**Data extract**
★ ★ ★ ★ ★
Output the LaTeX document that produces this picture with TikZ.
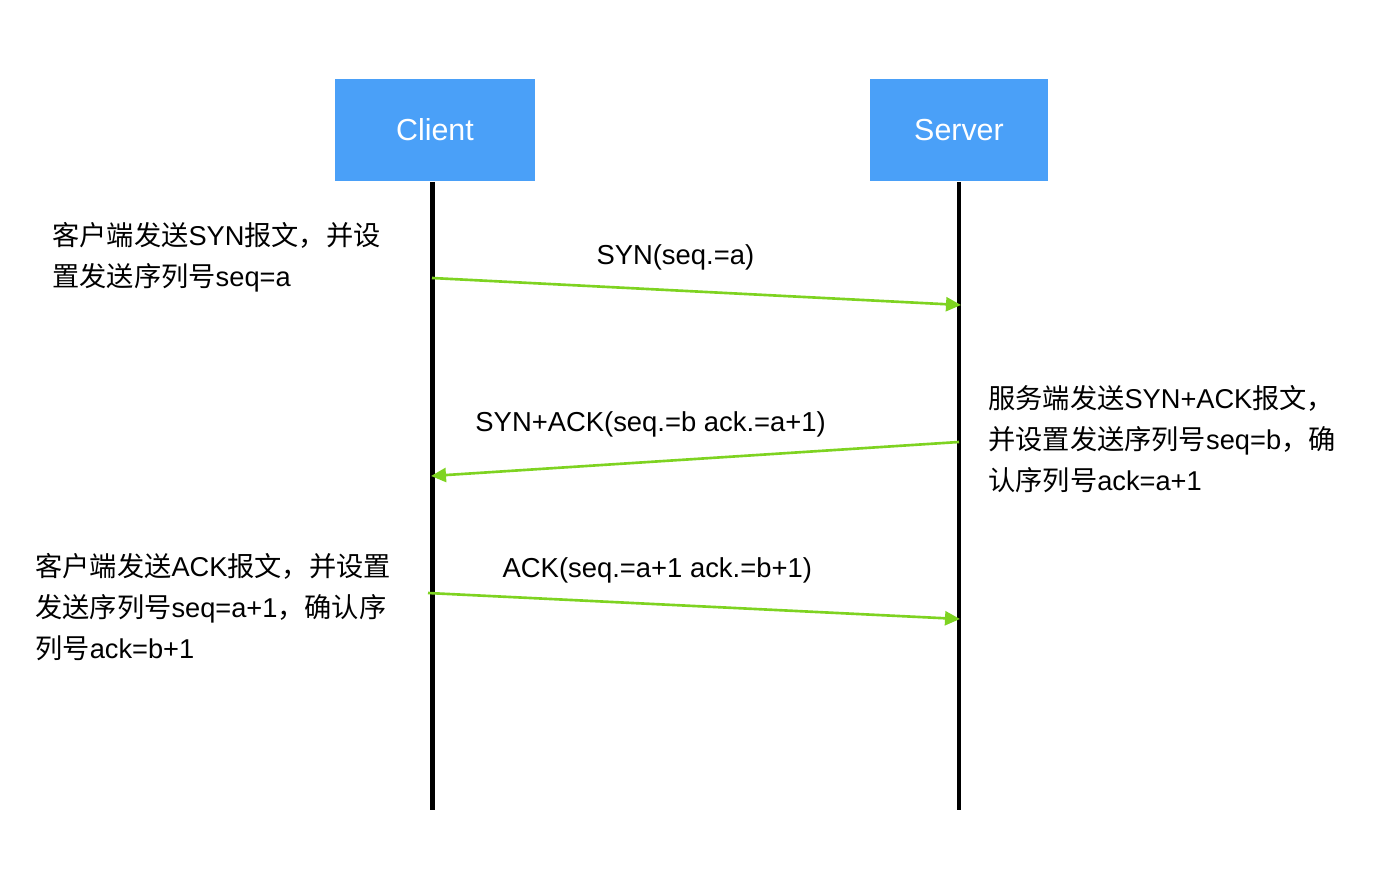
\documentclass[tikz,border=0pt]{standalone}
\usepackage{fontspec}
\setmainfont{Liberation Sans}
\newfontfamily\cjk{Noto Sans CJK SC}
\usetikzlibrary{arrows.meta,positioning}
\definecolor{boxblue}{RGB}{74,160,248}
\definecolor{msggreen}{RGB}{126,211,33}
\newcommand{\zh}[1]{{\cjk #1}}
\tikzset{
    actor/.style =    {rectangle,
                      fill=boxblue,
                      draw=none,
                      text=white,
                      font=\fontsize{17.3}{20}\selectfont,
                      minimum height=2.06cm,
                      inner sep=0pt},
    lifeline/.style = {draw=black,
                      line width=0.09cm},
    signal/.style =   {draw=msggreen,
                      line width=1.5pt,
                      -{Triangle[length=0.3cm,width=0.28cm]}},
    msg/.style =      {text=black,
                      font=\fontsize{15.6}{18}\selectfont,
                      inner sep=0pt},
    note/.style =     {anchor=west,
                      align=left,
                      text=black,
                      font=\fontsize{15.5}{23.3}\selectfont,
                      inner sep=0pt}
}
\begin{document}
\begin{tikzpicture}[x=0.02cm,y=-0.02cm]
                    \useasboundingbox (0,0) rectangle (1376,892);
                    \node[actor,minimum width=4cm]     (client) at (435,130)  {Client};
                    \node[actor,minimum width=3.56cm]  (server) at (959,130)  {Server};
                    \coordinate (cEnd) at (432.5,810);
                    \coordinate (sEnd) at (959,810);
                    \draw[lifeline] (client.south -| cEnd) -- (cEnd);
                    \draw[lifeline] (server.south) -- (sEnd);

                    \coordinate (c1) at (432,278);
                    \coordinate (s1) at (961,305);
                    \coordinate (s2) at (959,442);
                    \coordinate (c2) at (431,476);
                    \coordinate (c3) at (428,593);
                    \coordinate (s3) at (960,619);

                    \path   (c1) edge [signal]  node [msg,pos=.46,yshift=.66cm] {SYN(seq.=a)} (s1)
                            (s2) edge [signal]  node [msg,pos=.584,yshift=.75cm] {SYN+ACK(seq.=b ack.=a+1)} (c2)
                            (c3) edge [signal]  node [msg,pos=.431,yshift=.67cm] {ACK(seq.=a+1 ack.=b+1)} (s3);

                    \node[note]  (cnote1) at (52,257)   {\zh{客户端发送}SYN\zh{报文，并设}\\\zh{置发送序列号}seq=a};
                    \node[note]  (snote)  at (988,439.5) {\zh{服务端发送}SYN+ACK\zh{报文，}\\\zh{并设置发送序列号}seq=b\zh{，确}\\\zh{认序列号}ack=a+1};
                    \node[note]  (cnote2) at (35,607)   {\zh{客户端发送}ACK\zh{报文，并设置}\\\zh{发送序列号}seq=a+1\zh{，确认序}\\\zh{列号}ack=b+1};
\end{tikzpicture}
\end{document}
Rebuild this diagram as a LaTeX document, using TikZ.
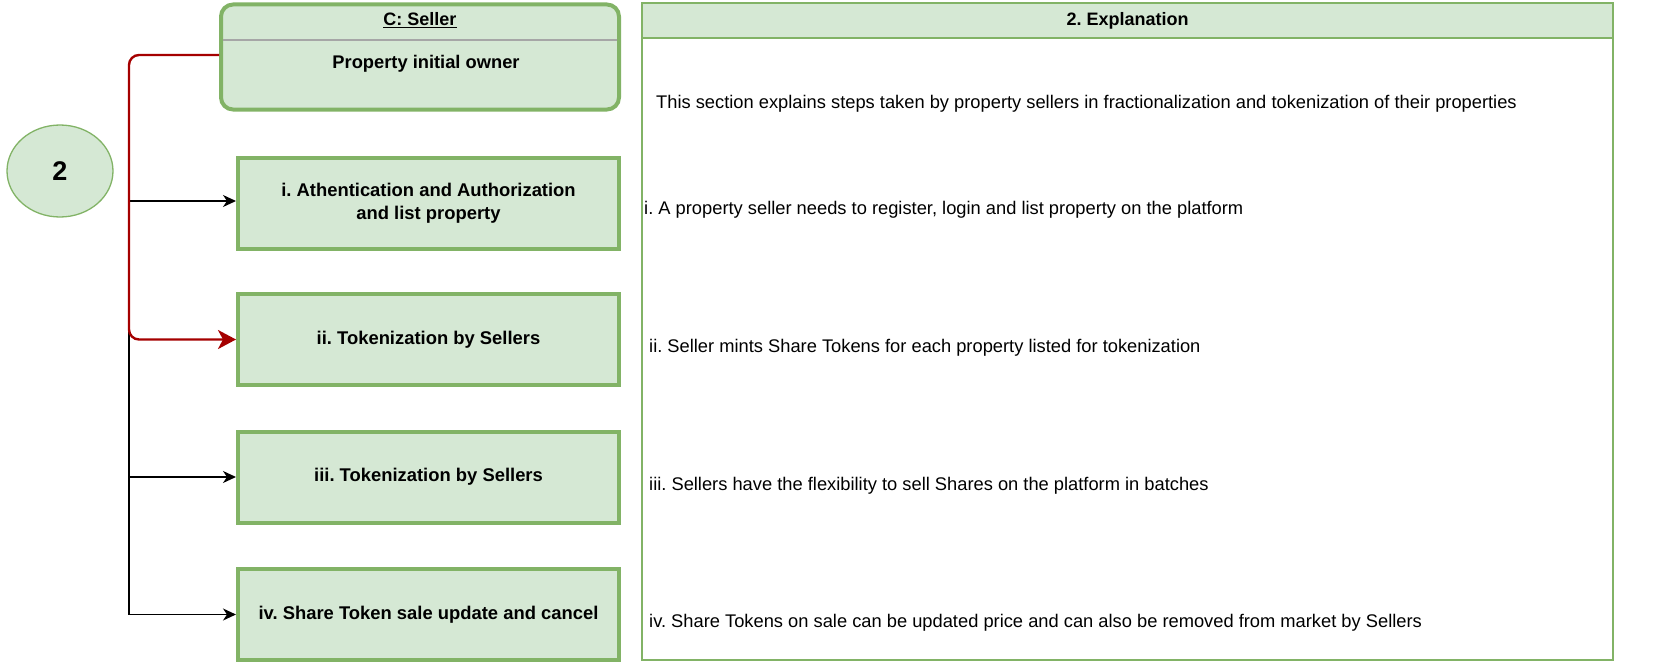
\documentclass[tikz,border=0pt]{standalone}
\usepackage{fontspec}
\setmainfont{Liberation Sans}
\frenchspacing
\usetikzlibrary{arrows.meta,shapes.geometric}
\definecolor{gfill}{HTML}{D5E8D4}
\definecolor{gline}{HTML}{82B366}
\definecolor{dred}{HTML}{A50000}
\tikzset{
  stepbox/.style={draw=gline, fill=gfill, line width=4pt, minimum width=381pt, minimum height=91pt, inner sep=0pt, align=center, font=\fontsize{18.4}{22.5}\selectfont\bfseries},
  expl/.style={anchor=west, inner sep=0pt, font=\fontsize{18.3}{22}\selectfont},
  blk/.style={draw=black, line width=1.4pt, -{Stealth[length=13pt,width=12pt,inset=4pt]}},
  redc/.style={draw=dred, line width=2.4pt, rounded corners=10pt, -{Stealth[length=18pt,width=19pt,inset=5pt]}}
}
\begin{document}
\begin{tikzpicture}[x=1pt,y=-1pt]
\useasboundingbox (0,0) rectangle (1664,669);
% Seller box
\node[draw=gline, fill=gfill, line width=4pt, rounded corners=12pt, minimum width=398pt, minimum height=105pt, inner sep=0pt] (seller) at (420,57) {};
\draw[draw=black!35, line width=1.2pt] (223,40) -- (617,40);
\node[font=\fontsize{18}{22}\selectfont\bfseries, inner sep=0pt] (sellerT) at (420,20) {\underline{C: Seller}};
\node[font=\fontsize{18.3}{22}\selectfont\bfseries, inner sep=0pt] (sellerS) at (426,64) {Property initial owner};
% circle
\node[draw=gline, fill=gfill, line width=1.3pt, ellipse, minimum width=106pt, minimum height=92pt, inner sep=0pt, font=\fontsize{27}{32}\selectfont\bfseries] (two) at (60,171) {2};
% step boxes
\node[stepbox] (b1) at (428.5,203) {i. Athentication and Authorization\\[1pt]and list property};
\node[stepbox] (b2) at (428.5,339.5) {ii. Tokenization by Sellers};
\node[stepbox] (b3) at (428.5,477) {iii. Tokenization by Sellers};
\node[stepbox] (b4) at (428.5,614.5) {iv. Share Token sale update and cancel};
% connectors
\coordinate (c1) at (129,201);
\coordinate (ctop) at (129,278);
\coordinate (c3) at (129,477);
\draw[blk] (ctop) |- (b4.west);
\draw[blk] (c1) -- (b1.west |- c1);
\draw[blk] (c3) -- (b3.west);
\draw[redc] (seller.west |- 0,55) -| (129,200) |- (b2.west);
% explanation table
\node[draw=gline, line width=1.5pt, minimum width=971pt, minimum height=657pt, inner sep=0pt] (table) at (1127.5,331.5) {};
\node[draw=gline, fill=gfill, line width=1.5pt, minimum width=971pt, minimum height=35pt, inner sep=0pt, font=\fontsize{18}{22}\selectfont\bfseries] (thead) at (1127.5,20.5) {2. Explanation};
\node[expl] (e0) at (656,104) {This section explains steps taken by property sellers in fractionalization and tokenization of their properties};
\node[expl] (e1) at (644,210) {i. A property seller needs to register, login and list property on the platform};
\node[expl] (e2) at (649,348) {ii. Seller mints Share Tokens for each property listed for tokenization};
\node[expl] (e3) at (649,486) {iii. Sellers have the flexibility to sell Shares on the platform in batches};
\node[expl] (e4) at (649,623) {iv. Share Tokens on sale can be updated price and can also be removed from market by Sellers};
\end{tikzpicture}
\end{document}
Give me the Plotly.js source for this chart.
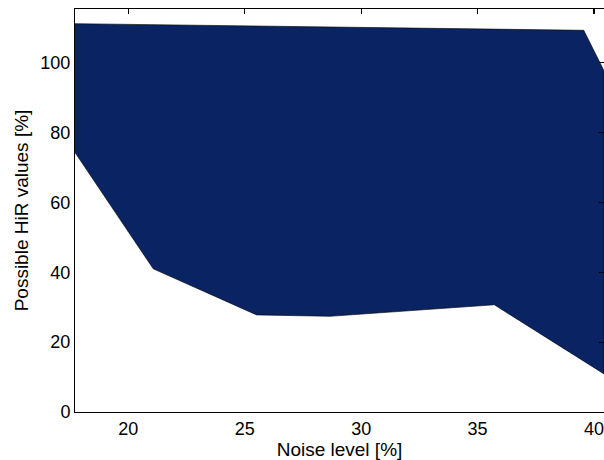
<!DOCTYPE html>
<html>
<head>
<meta charset="utf-8">
<script src="https://cdn.plot.ly/plotly-3.0.1.min.js"></script>
<style>
  html, body { margin: 0; padding: 0; background: #ffffff; }
  #chart { width: 604px; height: 460px; }
</style>
</head>
<body>
<div id="chart"></div>
<script>
// Lower and upper bounds of the admissible HiR values against noise level
const noiseLower = [17.71, 21.07, 25.51, 28.66, 35.72, 40.43];
const hirLower   = [74.3, 41.0, 27.8, 27.4, 30.7, 10.9];
const noiseUpper = [17.71, 39.56, 40.43];
const hirUpper   = [111.2, 109.3, 97.7];

const xTicks = [20, 25, 30, 35, 40];
const yTicks = [0, 20, 40, 60, 80, 100];
const xRange = [17.71, 40.43];
const yRange = [0, 115.4];

// Closed polygon: along the lower bound, then back along the upper bound
const polyX = noiseLower.concat(noiseUpper.slice().reverse());
const polyY = hirLower.concat(hirUpper.slice().reverse());

const font = 'Liberation Sans, Arial, Helvetica, sans-serif';

const band = {
  type: 'scatter',
  mode: 'lines',
  x: polyX,
  y: polyY,
  fill: 'toself',
  fillcolor: '#092363',
  line: { color: '#000000', width: 0.6 },
  hoverinfo: 'skip',
  showlegend: false
};

// Invisible carrier for the top / right tick axes
const frame = {
  type: 'scatter',
  mode: 'lines',
  x: xRange,
  y: yRange,
  xaxis: 'x2',
  yaxis: 'y2',
  line: { color: 'rgba(0,0,0,0)', width: 0 },
  hoverinfo: 'skip',
  showlegend: false
};

const layout = {
  width: 604,
  height: 460,
  margin: { l: 75, r: 0, t: 9, b: 48, pad: 0 },
  paper_bgcolor: '#ffffff',
  plot_bgcolor: '#ffffff',
  showlegend: false,
  font: { family: font, size: 18, color: '#000000' },
  xaxis: {
    range: xRange,
    tickvals: xTicks,
    ticktext: xTicks.map(String),
    ticks: '',
    ticklabeloverflow: 'allow',
    showgrid: false,
    zeroline: false,
    showline: true,
    mirror: true,
    linecolor: '#000000',
    linewidth: 1,
    tickfont: { family: font, size: 18, color: '#000000' },
    title: { text: 'Noise level [%]', font: { family: font, size: 19, color: '#000000' }, standoff: 2 },
    automargin: false
  },
  yaxis: {
    range: yRange,
    tickvals: yTicks,
    ticktext: yTicks.map(String),
    ticks: '',
    ticklabeloverflow: 'allow',
    showgrid: false,
    zeroline: false,
    showline: true,
    mirror: true,
    linecolor: '#000000',
    linewidth: 1,
    tickfont: { family: font, size: 18, color: '#000000' },
    title: { text: 'Possible HiR values [%]', font: { family: font, size: 19, color: '#000000' }, standoff: 6 },
    automargin: false
  },
  // Inward ticks along the top and right edges of the frame
  xaxis2: {
    overlaying: 'x',
    side: 'top',
    anchor: 'y2',
    range: xRange,
    tickvals: xTicks,
    ticks: 'inside',
    ticklen: 5,
    tickwidth: 1.2,
    tickcolor: '#000000',
    showticklabels: false,
    showgrid: false,
    zeroline: false,
    showline: false,
    automargin: false
  },
  yaxis2: {
    overlaying: 'y',
    side: 'right',
    anchor: 'x2',
    range: yRange,
    tickvals: yTicks,
    ticks: 'inside',
    ticklen: 5,
    tickwidth: 1.2,
    tickcolor: '#000000',
    showticklabels: false,
    showgrid: false,
    zeroline: false,
    showline: false,
    automargin: false
  }
};

Plotly.newPlot('chart', [band, frame], layout, { staticPlot: true, displayModeBar: false });
</script>
</body>
</html>
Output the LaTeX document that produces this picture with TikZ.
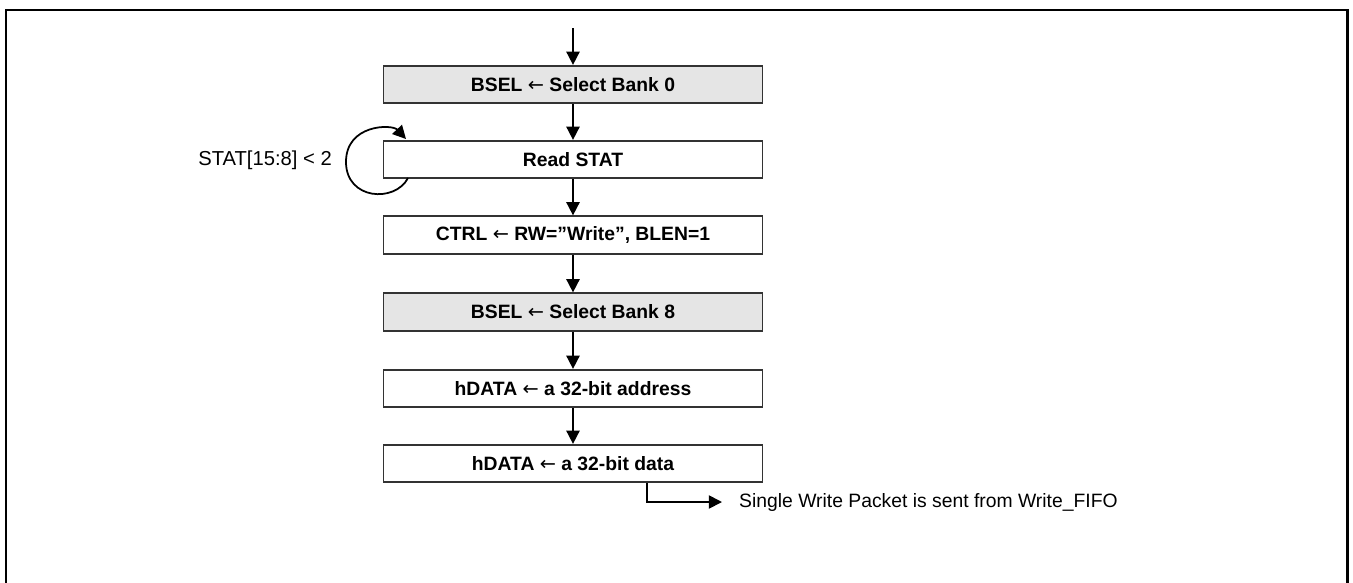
★ ★ ★ ★ ★
**Task prompt**
Set down exactly the lines above, from the line containing "Give me the Plotly.js source for this chart." through the line containing "const font = 'Liberation". Skip the pictures.

**In response**
Give me the Plotly.js source for this chart.
<!DOCTYPE html>
<html>
<head>
<meta charset="utf-8">
<script src="https://cdn.plot.ly/plotly-3.0.1.min.js"></script>
<style>
  html, body { margin: 0; padding: 0; background: #ffffff; }
  #chart { width: 604px; height: 460px; }
</style>
</head>
<body>
<div id="chart"></div>
<script>
// Lower and upper bounds of the admissible HiR values against noise level
const noiseLower = [17.71, 21.07, 25.51, 28.66, 35.72, 40.43];
const hirLower   = [74.3, 41.0, 27.8, 27.4, 30.7, 10.9];
const noiseUpper = [17.71, 39.56, 40.43];
const hirUpper   = [111.2, 109.3, 97.7];

const xTicks = [20, 25, 30, 35, 40];
const yTicks = [0, 20, 40, 60, 80, 100];
const xRange = [17.71, 40.43];
const yRange = [0, 115.4];

// Closed polygon: along the lower bound, then back along the upper bound
const polyX = noiseLower.concat(noiseUpper.slice().reverse());
const polyY = hirLower.concat(hirUpper.slice().reverse());

const font = 'Liberation Sans, Arial, Helvetica, sans-serif';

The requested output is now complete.